One of Dimon’s most notable accomplishments is the massive transformation of Commercial Credit that he executed with Weill. Under his leadership, Commercial Credit made a significant number of acquisitions, including buying Primerica Corp. in 1987 and The Travelers Corp. in 1993.

Dimon’s role continued to transform as the company grew. He served as president and chief operating officer (COO) of Travelers in the 1990s while also acting as COO of Smith Barney Inc., Travelers’ subsidiary. He later became co-chairman and co-CEO when Smith Barney and Salomon Brothers combined. In 1998, after years of expansion, Travelers Group combined with major finance firm Citicorp. and formed Citigroup, with Dimon as the president of the new company.


Under Dimon’s leadership, Commercial Credit grew from a small regional firm into a company that eventually combined with Citicorp. to form Citigroup, a major bank.

In a surprise move, Weill fired Dimon from Citigroup in 1998 after the two had worked together for well over a decade. But Dimon rebounded quickly. In 2000, he became chairman and CEO of Bank One. Within just four years, he guided the company’s stock to climb by 59%, close to triple the growth of the S&P 500 over the same period.

JPMorgan Chase purchased Bank One in 2004, and Dimon became president and COO of the combined company at that time. But just three years later, he was chairman and CEO of JPMorgan Chase, and he has served in these roles since that time.

Shortly after Dimon assumed leadership of JPMorgan Chase, the 2007–2008 financial crisis began. Dimon deftly led his firm through the crisis, having already sold $12 billion in subprime mortgages in 2006. In the midst of the crisis, JPMorgan expanded rapidly, buying Bear Stearns—once valued at nearly $12 billion—for just $260 million, and WaMu for $1.9 billion. In the process, JPMorgan Chase became the biggest bank in the U.S.

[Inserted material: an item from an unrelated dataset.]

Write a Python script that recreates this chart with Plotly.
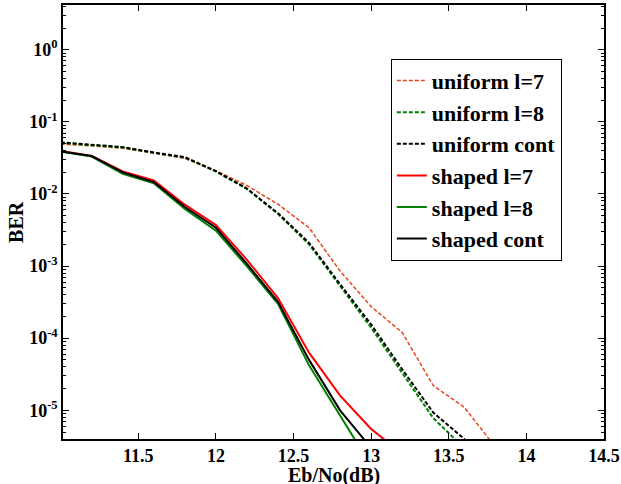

Dimon has been rumored to be a candidate for Treasury secretary for the cabinets of at least two different presidents: Barack Obama and Donald Trump.

Besides his work with JPMorgan, Dimon is also well known for his role on boards and as a financial advisor. He advised then-President Barack Obama and was rumored to be a candidate for then-President Donald Trump’s Treasury secretary. Besides the Federal Reserve Bank of New York, Dimon has served on boards including those for the Business Roundtable, Bank Policy Institute, and Harvard Business School. He is also a member of the Financial Services Forum and Council on Foreign Relations.

What did Jamie Dimon say about the economy?

As a financial executive, board member, and a close advisor of multiple politicians, Jamie Dimon provides valued thoughts and advice about large-scale economic issues. He regularly provides financial insight in publications and interviews. In June 2022, for instance, he advised analysts and investors to “brace yourself” for economic challenges due to quantitative tightening by the Fed as well as the ongoing Russian invasion of Ukraine.

Why is Dimon a good leader?

Dimon has a proven record of tremendous success building and expanding the banks and other firms that he leads. His ability to navigate his companies through extreme challenges such as the 2007–2008 financial crisis has earned him a reputation as a chief executive officer (CEO) who “never loses.”

What is Dimon known for?

Dimon is known for being the chairman and CEO of JPMorgan Chase & Co., as well as a top executive at Citigroup, Bank One, and Travelers. He is famous for building up Commercial Credit through a series of strategic acquisitions, eventually forming Citigroup. As the leader of JPMorgan, Dimon is known for avoiding many of the pitfalls associated with the subprime mortgage crisis of 2007–2008, which caused catastrophic damage to many rival firms.